● Records provided:
____

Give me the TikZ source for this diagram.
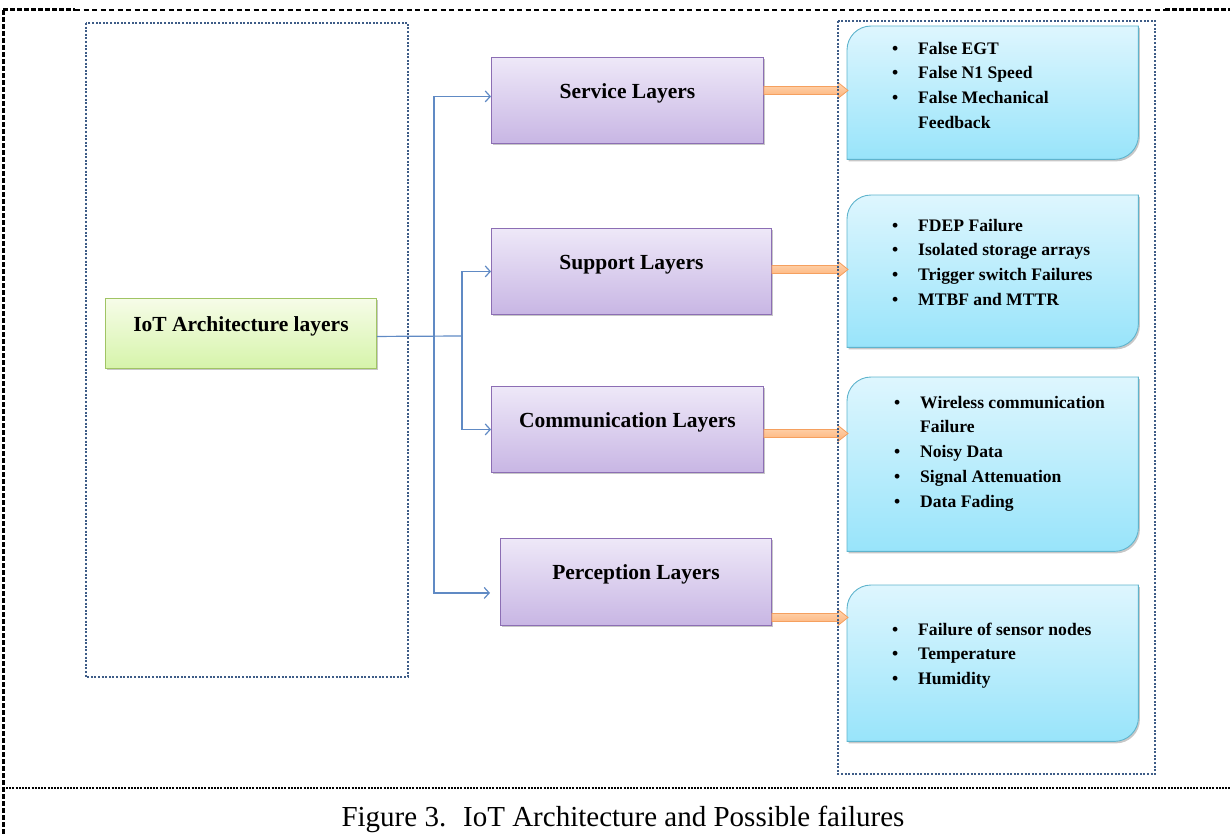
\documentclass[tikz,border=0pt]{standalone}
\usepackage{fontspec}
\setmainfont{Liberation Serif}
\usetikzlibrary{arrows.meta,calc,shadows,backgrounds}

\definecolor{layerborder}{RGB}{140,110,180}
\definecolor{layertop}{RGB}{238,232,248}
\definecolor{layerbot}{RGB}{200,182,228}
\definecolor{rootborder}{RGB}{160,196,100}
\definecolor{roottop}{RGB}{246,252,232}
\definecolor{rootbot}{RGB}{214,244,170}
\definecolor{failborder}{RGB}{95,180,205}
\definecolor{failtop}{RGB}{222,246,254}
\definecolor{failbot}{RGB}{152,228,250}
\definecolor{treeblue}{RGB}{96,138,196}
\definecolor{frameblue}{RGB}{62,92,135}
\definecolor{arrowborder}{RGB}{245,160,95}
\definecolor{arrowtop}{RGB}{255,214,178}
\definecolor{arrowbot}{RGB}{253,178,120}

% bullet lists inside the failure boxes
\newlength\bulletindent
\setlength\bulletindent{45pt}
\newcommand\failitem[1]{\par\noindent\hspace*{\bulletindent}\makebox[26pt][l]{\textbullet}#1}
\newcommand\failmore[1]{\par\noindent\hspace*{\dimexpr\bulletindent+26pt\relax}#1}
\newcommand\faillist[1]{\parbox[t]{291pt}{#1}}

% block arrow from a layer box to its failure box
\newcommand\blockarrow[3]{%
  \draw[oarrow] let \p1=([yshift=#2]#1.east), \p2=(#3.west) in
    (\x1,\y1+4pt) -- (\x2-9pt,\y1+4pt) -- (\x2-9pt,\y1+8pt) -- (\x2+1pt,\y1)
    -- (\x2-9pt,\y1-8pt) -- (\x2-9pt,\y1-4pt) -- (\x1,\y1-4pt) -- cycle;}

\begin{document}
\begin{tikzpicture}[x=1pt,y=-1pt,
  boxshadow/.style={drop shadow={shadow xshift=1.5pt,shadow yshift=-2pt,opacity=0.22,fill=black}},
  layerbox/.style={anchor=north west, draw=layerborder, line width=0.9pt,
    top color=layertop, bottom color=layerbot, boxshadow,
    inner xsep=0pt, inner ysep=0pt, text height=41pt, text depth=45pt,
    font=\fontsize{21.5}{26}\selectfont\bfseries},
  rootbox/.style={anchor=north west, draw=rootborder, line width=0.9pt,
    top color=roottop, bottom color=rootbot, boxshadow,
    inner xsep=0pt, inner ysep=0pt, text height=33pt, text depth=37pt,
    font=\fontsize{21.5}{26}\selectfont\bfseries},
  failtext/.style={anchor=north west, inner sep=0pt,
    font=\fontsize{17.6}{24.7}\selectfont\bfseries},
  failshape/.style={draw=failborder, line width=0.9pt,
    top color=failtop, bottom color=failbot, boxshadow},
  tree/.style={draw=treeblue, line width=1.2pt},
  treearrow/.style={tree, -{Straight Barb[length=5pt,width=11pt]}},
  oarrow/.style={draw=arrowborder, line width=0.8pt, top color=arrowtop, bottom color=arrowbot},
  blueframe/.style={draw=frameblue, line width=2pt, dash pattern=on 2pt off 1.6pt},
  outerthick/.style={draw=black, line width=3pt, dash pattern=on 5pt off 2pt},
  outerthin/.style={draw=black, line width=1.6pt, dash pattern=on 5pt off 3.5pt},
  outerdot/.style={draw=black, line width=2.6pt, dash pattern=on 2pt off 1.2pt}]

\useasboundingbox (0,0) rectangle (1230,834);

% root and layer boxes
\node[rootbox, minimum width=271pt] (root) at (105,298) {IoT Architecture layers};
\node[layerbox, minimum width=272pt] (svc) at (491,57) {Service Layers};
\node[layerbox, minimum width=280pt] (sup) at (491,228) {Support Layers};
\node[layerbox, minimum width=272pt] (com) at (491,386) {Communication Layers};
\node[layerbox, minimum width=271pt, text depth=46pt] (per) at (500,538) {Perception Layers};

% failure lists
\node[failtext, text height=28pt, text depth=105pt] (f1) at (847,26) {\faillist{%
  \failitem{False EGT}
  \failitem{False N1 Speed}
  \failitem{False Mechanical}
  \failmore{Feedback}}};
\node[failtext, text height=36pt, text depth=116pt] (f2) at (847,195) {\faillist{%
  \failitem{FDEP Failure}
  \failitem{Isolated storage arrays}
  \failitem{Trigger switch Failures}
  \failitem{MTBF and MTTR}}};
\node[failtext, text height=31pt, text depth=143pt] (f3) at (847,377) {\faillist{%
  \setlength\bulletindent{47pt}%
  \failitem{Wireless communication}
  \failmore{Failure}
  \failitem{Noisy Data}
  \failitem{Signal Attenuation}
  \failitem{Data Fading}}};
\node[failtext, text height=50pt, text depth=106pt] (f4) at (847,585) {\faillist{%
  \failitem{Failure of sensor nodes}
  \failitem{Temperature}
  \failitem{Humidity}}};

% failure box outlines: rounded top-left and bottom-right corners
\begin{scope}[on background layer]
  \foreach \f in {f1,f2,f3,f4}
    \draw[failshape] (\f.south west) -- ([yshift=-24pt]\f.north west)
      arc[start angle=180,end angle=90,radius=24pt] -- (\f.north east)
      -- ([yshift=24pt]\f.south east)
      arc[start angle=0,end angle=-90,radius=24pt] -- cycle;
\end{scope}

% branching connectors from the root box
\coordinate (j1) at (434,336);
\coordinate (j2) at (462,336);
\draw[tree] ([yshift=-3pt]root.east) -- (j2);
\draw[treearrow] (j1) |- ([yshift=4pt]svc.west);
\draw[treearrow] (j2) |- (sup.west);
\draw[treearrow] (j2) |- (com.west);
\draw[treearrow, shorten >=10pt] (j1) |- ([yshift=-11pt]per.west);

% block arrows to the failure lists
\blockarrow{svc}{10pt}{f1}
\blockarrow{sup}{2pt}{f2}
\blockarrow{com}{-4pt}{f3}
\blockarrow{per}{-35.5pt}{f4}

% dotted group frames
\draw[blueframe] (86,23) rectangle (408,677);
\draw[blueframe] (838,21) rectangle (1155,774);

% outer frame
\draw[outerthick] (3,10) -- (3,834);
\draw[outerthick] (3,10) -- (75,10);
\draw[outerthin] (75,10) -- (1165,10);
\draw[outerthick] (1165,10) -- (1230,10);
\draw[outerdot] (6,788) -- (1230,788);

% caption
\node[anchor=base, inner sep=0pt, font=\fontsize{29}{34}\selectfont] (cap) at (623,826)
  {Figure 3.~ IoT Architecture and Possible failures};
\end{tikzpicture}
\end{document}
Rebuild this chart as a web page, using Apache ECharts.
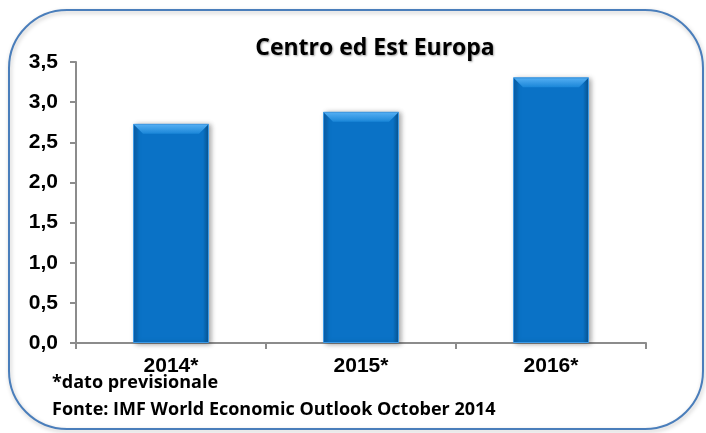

____

● Prompt: Without the pictures, restate all of the entries above verbatim.

● Exercise response:
Give me the TikZ source for this diagram.
\documentclass[tikz,border=0pt]{standalone}
\usepackage{fontspec}
\setmainfont{Liberation Serif}
\usetikzlibrary{arrows.meta,calc,shadows,backgrounds}

\definecolor{layerborder}{RGB}{140,110,180}
\definecolor{layertop}{RGB}{238,232,248}
\definecolor{layerbot}{RGB}{200,182,228}
\definecolor{rootborder}{RGB}{160,196,100}
\definecolor{roottop}{RGB}{246,252,232}
\definecolor{rootbot}{RGB}{214,244,170}
\definecolor{failborder}{RGB}{95,180,205}
\definecolor{failtop}{RGB}{222,246,254}
\definecolor{failbot}{RGB}{152,228,250}
\definecolor{treeblue}{RGB}{96,138,196}
\definecolor{frameblue}{RGB}{62,92,135}
\definecolor{arrowborder}{RGB}{245,160,95}
\definecolor{arrowtop}{RGB}{255,214,178}
\definecolor{arrowbot}{RGB}{253,178,120}

% bullet lists inside the failure boxes
\newlength\bulletindent
\setlength\bulletindent{45pt}
\newcommand\failitem[1]{\par\noindent\hspace*{\bulletindent}\makebox[26pt][l]{\textbullet}#1}
\newcommand\failmore[1]{\par\noindent\hspace*{\dimexpr\bulletindent+26pt\relax}#1}
\newcommand\faillist[1]{\parbox[t]{291pt}{#1}}

% block arrow from a layer box to its failure box
\newcommand\blockarrow[3]{%
  \draw[oarrow] let \p1=([yshift=#2]#1.east), \p2=(#3.west) in
    (\x1,\y1+4pt) -- (\x2-9pt,\y1+4pt) -- (\x2-9pt,\y1+8pt) -- (\x2+1pt,\y1)
    -- (\x2-9pt,\y1-8pt) -- (\x2-9pt,\y1-4pt) -- (\x1,\y1-4pt) -- cycle;}

\begin{document}
\begin{tikzpicture}[x=1pt,y=-1pt,
  boxshadow/.style={drop shadow={shadow xshift=1.5pt,shadow yshift=-2pt,opacity=0.22,fill=black}},
  layerbox/.style={anchor=north west, draw=layerborder, line width=0.9pt,
    top color=layertop, bottom color=layerbot, boxshadow,
    inner xsep=0pt, inner ysep=0pt, text height=41pt, text depth=45pt,
    font=\fontsize{21.5}{26}\selectfont\bfseries},
  rootbox/.style={anchor=north west, draw=rootborder, line width=0.9pt,
    top color=roottop, bottom color=rootbot, boxshadow,
    inner xsep=0pt, inner ysep=0pt, text height=33pt, text depth=37pt,
    font=\fontsize{21.5}{26}\selectfont\bfseries},
  failtext/.style={anchor=north west, inner sep=0pt,
    font=\fontsize{17.6}{24.7}\selectfont\bfseries},
  failshape/.style={draw=failborder, line width=0.9pt,
    top color=failtop, bottom color=failbot, boxshadow},
  tree/.style={draw=treeblue, line width=1.2pt},
  treearrow/.style={tree, -{Straight Barb[length=5pt,width=11pt]}},
  oarrow/.style={draw=arrowborder, line width=0.8pt, top color=arrowtop, bottom color=arrowbot},
  blueframe/.style={draw=frameblue, line width=2pt, dash pattern=on 2pt off 1.6pt},
  outerthick/.style={draw=black, line width=3pt, dash pattern=on 5pt off 2pt},
  outerthin/.style={draw=black, line width=1.6pt, dash pattern=on 5pt off 3.5pt},
  outerdot/.style={draw=black, line width=2.6pt, dash pattern=on 2pt off 1.2pt}]

\useasboundingbox (0,0) rectangle (1230,834);

% root and layer boxes
\node[rootbox, minimum width=271pt] (root) at (105,298) {IoT Architecture layers};
\node[layerbox, minimum width=272pt] (svc) at (491,57) {Service Layers};
\node[layerbox, minimum width=280pt] (sup) at (491,228) {Support Layers};
\node[layerbox, minimum width=272pt] (com) at (491,386) {Communication Layers};
\node[layerbox, minimum width=271pt, text depth=46pt] (per) at (500,538) {Perception Layers};

% failure lists
\node[failtext, text height=28pt, text depth=105pt] (f1) at (847,26) {\faillist{%
  \failitem{False EGT}
  \failitem{False N1 Speed}
  \failitem{False Mechanical}
  \failmore{Feedback}}};
\node[failtext, text height=36pt, text depth=116pt] (f2) at (847,195) {\faillist{%
  \failitem{FDEP Failure}
  \failitem{Isolated storage arrays}
  \failitem{Trigger switch Failures}
  \failitem{MTBF and MTTR}}};
\node[failtext, text height=31pt, text depth=143pt] (f3) at (847,377) {\faillist{%
  \setlength\bulletindent{47pt}%
  \failitem{Wireless communication}
  \failmore{Failure}
  \failitem{Noisy Data}
  \failitem{Signal Attenuation}
  \failitem{Data Fading}}};
\node[failtext, text height=50pt, text depth=106pt] (f4) at (847,585) {\faillist{%
  \failitem{Failure of sensor nodes}
  \failitem{Temperature}
  \failitem{Humidity}}};

% failure box outlines: rounded top-left and bottom-right corners
\begin{scope}[on background layer]
  \foreach \f in {f1,f2,f3,f4}
    \draw[failshape] (\f.south west) -- ([yshift=-24pt]\f.north west)
      arc[start angle=180,end angle=90,radius=24pt] -- (\f.north east)
      -- ([yshift=24pt]\f.south east)
      arc[start angle=0,end angle=-90,radius=24pt] -- cycle;
\end{scope}

% branching connectors from the root box
\coordinate (j1) at (434,336);
\coordinate (j2) at (462,336);
\draw[tree] ([yshift=-3pt]root.east) -- (j2);
\draw[treearrow] (j1) |- ([yshift=4pt]svc.west);
\draw[treearrow] (j2) |- (sup.west);
\draw[treearrow] (j2) |- (com.west);
\draw[treearrow, shorten >=10pt] (j1) |- ([yshift=-11pt]per.west);

% block arrows to the failure lists
\blockarrow{svc}{10pt}{f1}
\blockarrow{sup}{2pt}{f2}
\blockarrow{com}{-4pt}{f3}
\blockarrow{per}{-35.5pt}{f4}

% dotted group frames
\draw[blueframe] (86,23) rectangle (408,677);
\draw[blueframe] (838,21) rectangle (1155,774);

% outer frame
\draw[outerthick] (3,10) -- (3,834);
\draw[outerthick] (3,10) -- (75,10);
\draw[outerthin] (75,10) -- (1165,10);
\draw[outerthick] (1165,10) -- (1230,10);
\draw[outerdot] (6,788) -- (1230,788);

% caption
\node[anchor=base, inner sep=0pt, font=\fontsize{29}{34}\selectfont] (cap) at (623,826)
  {Figure 3.~ IoT Architecture and Possible failures};
\end{tikzpicture}
\end{document}
Rebuild this chart as a web page, using Apache ECharts.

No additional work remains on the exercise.